# Data excerpt:
>>>>>

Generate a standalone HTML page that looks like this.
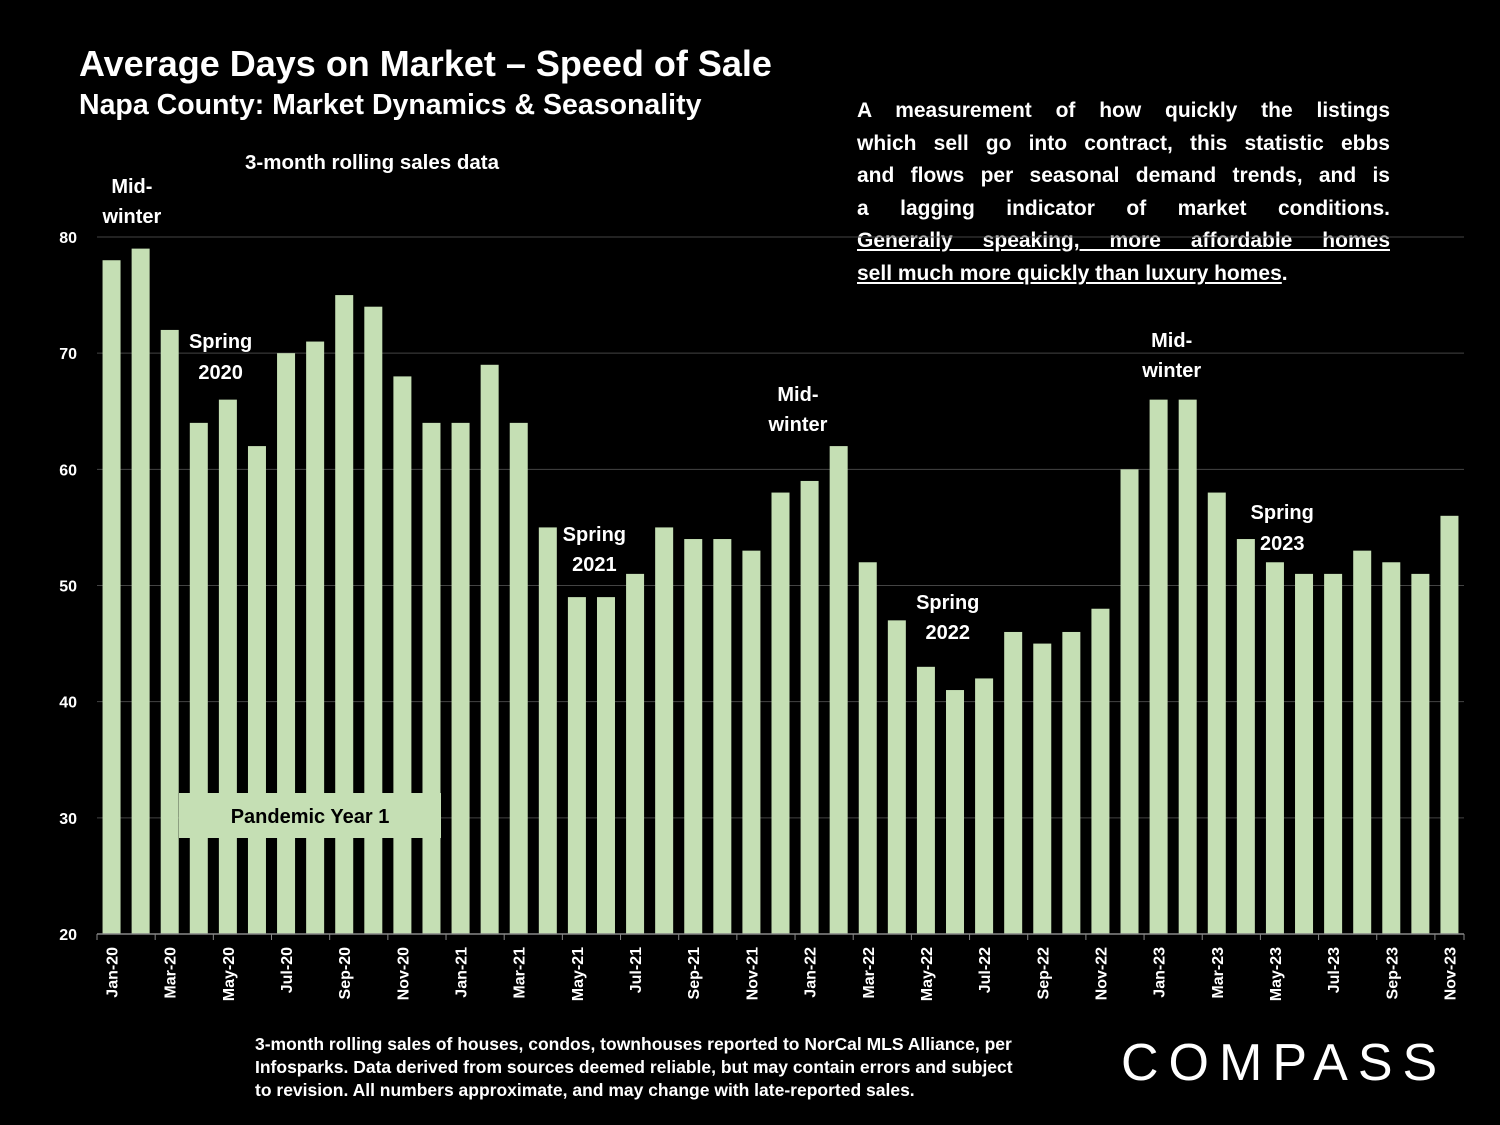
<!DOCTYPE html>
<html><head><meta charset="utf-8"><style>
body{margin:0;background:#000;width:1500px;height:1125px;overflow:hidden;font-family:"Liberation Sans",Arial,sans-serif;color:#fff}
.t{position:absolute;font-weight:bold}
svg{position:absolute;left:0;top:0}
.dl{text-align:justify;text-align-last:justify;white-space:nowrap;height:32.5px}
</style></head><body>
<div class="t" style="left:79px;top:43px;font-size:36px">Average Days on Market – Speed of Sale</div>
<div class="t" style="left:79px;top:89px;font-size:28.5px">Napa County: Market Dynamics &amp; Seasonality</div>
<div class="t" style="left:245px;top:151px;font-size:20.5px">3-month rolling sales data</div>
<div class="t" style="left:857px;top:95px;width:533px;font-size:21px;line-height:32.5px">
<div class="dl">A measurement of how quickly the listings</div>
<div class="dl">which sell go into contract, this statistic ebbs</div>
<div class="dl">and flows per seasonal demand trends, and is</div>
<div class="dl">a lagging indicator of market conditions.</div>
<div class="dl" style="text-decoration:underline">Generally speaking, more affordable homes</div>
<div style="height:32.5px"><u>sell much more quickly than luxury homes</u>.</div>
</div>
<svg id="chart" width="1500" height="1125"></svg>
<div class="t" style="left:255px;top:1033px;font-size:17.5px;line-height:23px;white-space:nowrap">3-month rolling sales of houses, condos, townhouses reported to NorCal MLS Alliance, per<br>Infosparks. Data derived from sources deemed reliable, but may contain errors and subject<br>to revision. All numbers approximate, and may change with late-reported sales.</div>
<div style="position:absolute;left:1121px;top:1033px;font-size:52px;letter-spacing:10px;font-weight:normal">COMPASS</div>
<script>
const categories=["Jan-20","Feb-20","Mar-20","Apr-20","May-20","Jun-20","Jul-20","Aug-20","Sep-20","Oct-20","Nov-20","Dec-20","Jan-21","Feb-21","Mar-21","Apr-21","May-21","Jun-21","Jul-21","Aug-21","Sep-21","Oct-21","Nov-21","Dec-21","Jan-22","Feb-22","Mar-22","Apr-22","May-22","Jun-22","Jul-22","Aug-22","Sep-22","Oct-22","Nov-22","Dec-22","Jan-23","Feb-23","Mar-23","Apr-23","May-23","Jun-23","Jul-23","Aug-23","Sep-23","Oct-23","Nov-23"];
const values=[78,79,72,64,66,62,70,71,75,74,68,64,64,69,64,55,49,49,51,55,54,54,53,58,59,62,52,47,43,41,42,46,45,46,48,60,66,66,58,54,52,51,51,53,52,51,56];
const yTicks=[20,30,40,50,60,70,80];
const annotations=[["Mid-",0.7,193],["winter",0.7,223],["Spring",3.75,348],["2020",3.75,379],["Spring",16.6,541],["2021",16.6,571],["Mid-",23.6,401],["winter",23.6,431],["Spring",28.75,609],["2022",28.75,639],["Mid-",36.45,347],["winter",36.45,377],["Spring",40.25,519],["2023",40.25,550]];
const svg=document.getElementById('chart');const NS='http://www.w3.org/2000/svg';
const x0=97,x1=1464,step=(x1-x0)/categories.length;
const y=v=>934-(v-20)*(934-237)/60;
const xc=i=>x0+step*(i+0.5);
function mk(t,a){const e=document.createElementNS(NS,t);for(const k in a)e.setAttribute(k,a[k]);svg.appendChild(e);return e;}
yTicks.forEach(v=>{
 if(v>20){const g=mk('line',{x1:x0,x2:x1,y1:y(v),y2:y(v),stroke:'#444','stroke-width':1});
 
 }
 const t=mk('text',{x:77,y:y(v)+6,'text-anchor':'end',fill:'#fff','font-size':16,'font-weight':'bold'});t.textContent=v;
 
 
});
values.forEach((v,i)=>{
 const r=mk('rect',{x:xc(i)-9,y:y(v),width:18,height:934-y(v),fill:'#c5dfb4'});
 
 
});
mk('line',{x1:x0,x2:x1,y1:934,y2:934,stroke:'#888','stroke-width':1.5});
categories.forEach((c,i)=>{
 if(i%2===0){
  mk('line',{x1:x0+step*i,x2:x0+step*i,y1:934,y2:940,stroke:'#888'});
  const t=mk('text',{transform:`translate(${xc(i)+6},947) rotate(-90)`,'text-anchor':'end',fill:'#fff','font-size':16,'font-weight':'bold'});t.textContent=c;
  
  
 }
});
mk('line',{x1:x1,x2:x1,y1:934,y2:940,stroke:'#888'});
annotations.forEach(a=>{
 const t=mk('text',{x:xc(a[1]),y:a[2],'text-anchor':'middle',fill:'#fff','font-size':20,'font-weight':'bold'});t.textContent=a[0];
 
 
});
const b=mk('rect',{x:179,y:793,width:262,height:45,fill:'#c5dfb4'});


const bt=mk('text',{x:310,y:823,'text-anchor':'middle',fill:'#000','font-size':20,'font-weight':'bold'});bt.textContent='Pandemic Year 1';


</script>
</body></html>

<<<<<

Repeat the material above in full and exactly, omitting the pictures.

# Final answer:
Generate a standalone HTML page that looks like this.
<!DOCTYPE html>
<html><head><meta charset="utf-8"><style>
body{margin:0;background:#000;width:1500px;height:1125px;overflow:hidden;font-family:"Liberation Sans",Arial,sans-serif;color:#fff}
.t{position:absolute;font-weight:bold}
svg{position:absolute;left:0;top:0}
.dl{text-align:justify;text-align-last:justify;white-space:nowrap;height:32.5px}
</style></head><body>
<div class="t" style="left:79px;top:43px;font-size:36px">Average Days on Market – Speed of Sale</div>
<div class="t" style="left:79px;top:89px;font-size:28.5px">Napa County: Market Dynamics &amp; Seasonality</div>
<div class="t" style="left:245px;top:151px;font-size:20.5px">3-month rolling sales data</div>
<div class="t" style="left:857px;top:95px;width:533px;font-size:21px;line-height:32.5px">
<div class="dl">A measurement of how quickly the listings</div>
<div class="dl">which sell go into contract, this statistic ebbs</div>
<div class="dl">and flows per seasonal demand trends, and is</div>
<div class="dl">a lagging indicator of market conditions.</div>
<div class="dl" style="text-decoration:underline">Generally speaking, more affordable homes</div>
<div style="height:32.5px"><u>sell much more quickly than luxury homes</u>.</div>
</div>
<svg id="chart" width="1500" height="1125"></svg>
<div class="t" style="left:255px;top:1033px;font-size:17.5px;line-height:23px;white-space:nowrap">3-month rolling sales of houses, condos, townhouses reported to NorCal MLS Alliance, per<br>Infosparks. Data derived from sources deemed reliable, but may contain errors and subject<br>to revision. All numbers approximate, and may change with late-reported sales.</div>
<div style="position:absolute;left:1121px;top:1033px;font-size:52px;letter-spacing:10px;font-weight:normal">COMPASS</div>
<script>
const categories=["Jan-20","Feb-20","Mar-20","Apr-20","May-20","Jun-20","Jul-20","Aug-20","Sep-20","Oct-20","Nov-20","Dec-20","Jan-21","Feb-21","Mar-21","Apr-21","May-21","Jun-21","Jul-21","Aug-21","Sep-21","Oct-21","Nov-21","Dec-21","Jan-22","Feb-22","Mar-22","Apr-22","May-22","Jun-22","Jul-22","Aug-22","Sep-22","Oct-22","Nov-22","Dec-22","Jan-23","Feb-23","Mar-23","Apr-23","May-23","Jun-23","Jul-23","Aug-23","Sep-23","Oct-23","Nov-23"];
const values=[78,79,72,64,66,62,70,71,75,74,68,64,64,69,64,55,49,49,51,55,54,54,53,58,59,62,52,47,43,41,42,46,45,46,48,60,66,66,58,54,52,51,51,53,52,51,56];
const yTicks=[20,30,40,50,60,70,80];
const annotations=[["Mid-",0.7,193],["winter",0.7,223],["Spring",3.75,348],["2020",3.75,379],["Spring",16.6,541],["2021",16.6,571],["Mid-",23.6,401],["winter",23.6,431],["Spring",28.75,609],["2022",28.75,639],["Mid-",36.45,347],["winter",36.45,377],["Spring",40.25,519],["2023",40.25,550]];
const svg=document.getElementById('chart');const NS='http://www.w3.org/2000/svg';
const x0=97,x1=1464,step=(x1-x0)/categories.length;
const y=v=>934-(v-20)*(934-237)/60;
const xc=i=>x0+step*(i+0.5);
function mk(t,a){const e=document.createElementNS(NS,t);for(const k in a)e.setAttribute(k,a[k]);svg.appendChild(e);return e;}
yTicks.forEach(v=>{
 if(v>20){const g=mk('line',{x1:x0,x2:x1,y1:y(v),y2:y(v),stroke:'#444','stroke-width':1});
 
 }
 const t=mk('text',{x:77,y:y(v)+6,'text-anchor':'end',fill:'#fff','font-size':16,'font-weight':'bold'});t.textContent=v;
 
 
});
values.forEach((v,i)=>{
 const r=mk('rect',{x:xc(i)-9,y:y(v),width:18,height:934-y(v),fill:'#c5dfb4'});
 
 
});
mk('line',{x1:x0,x2:x1,y1:934,y2:934,stroke:'#888','stroke-width':1.5});
categories.forEach((c,i)=>{
 if(i%2===0){
  mk('line',{x1:x0+step*i,x2:x0+step*i,y1:934,y2:940,stroke:'#888'});
  const t=mk('text',{transform:`translate(${xc(i)+6},947) rotate(-90)`,'text-anchor':'end',fill:'#fff','font-size':16,'font-weight':'bold'});t.textContent=c;
  
  
 }
});
mk('line',{x1:x1,x2:x1,y1:934,y2:940,stroke:'#888'});
annotations.forEach(a=>{
 const t=mk('text',{x:xc(a[1]),y:a[2],'text-anchor':'middle',fill:'#fff','font-size':20,'font-weight':'bold'});t.textContent=a[0];
 
 
});
const b=mk('rect',{x:179,y:793,width:262,height:45,fill:'#c5dfb4'});


const bt=mk('text',{x:310,y:823,'text-anchor':'middle',fill:'#000','font-size':20,'font-weight':'bold'});bt.textContent='Pandemic Year 1';


</script>
</body></html>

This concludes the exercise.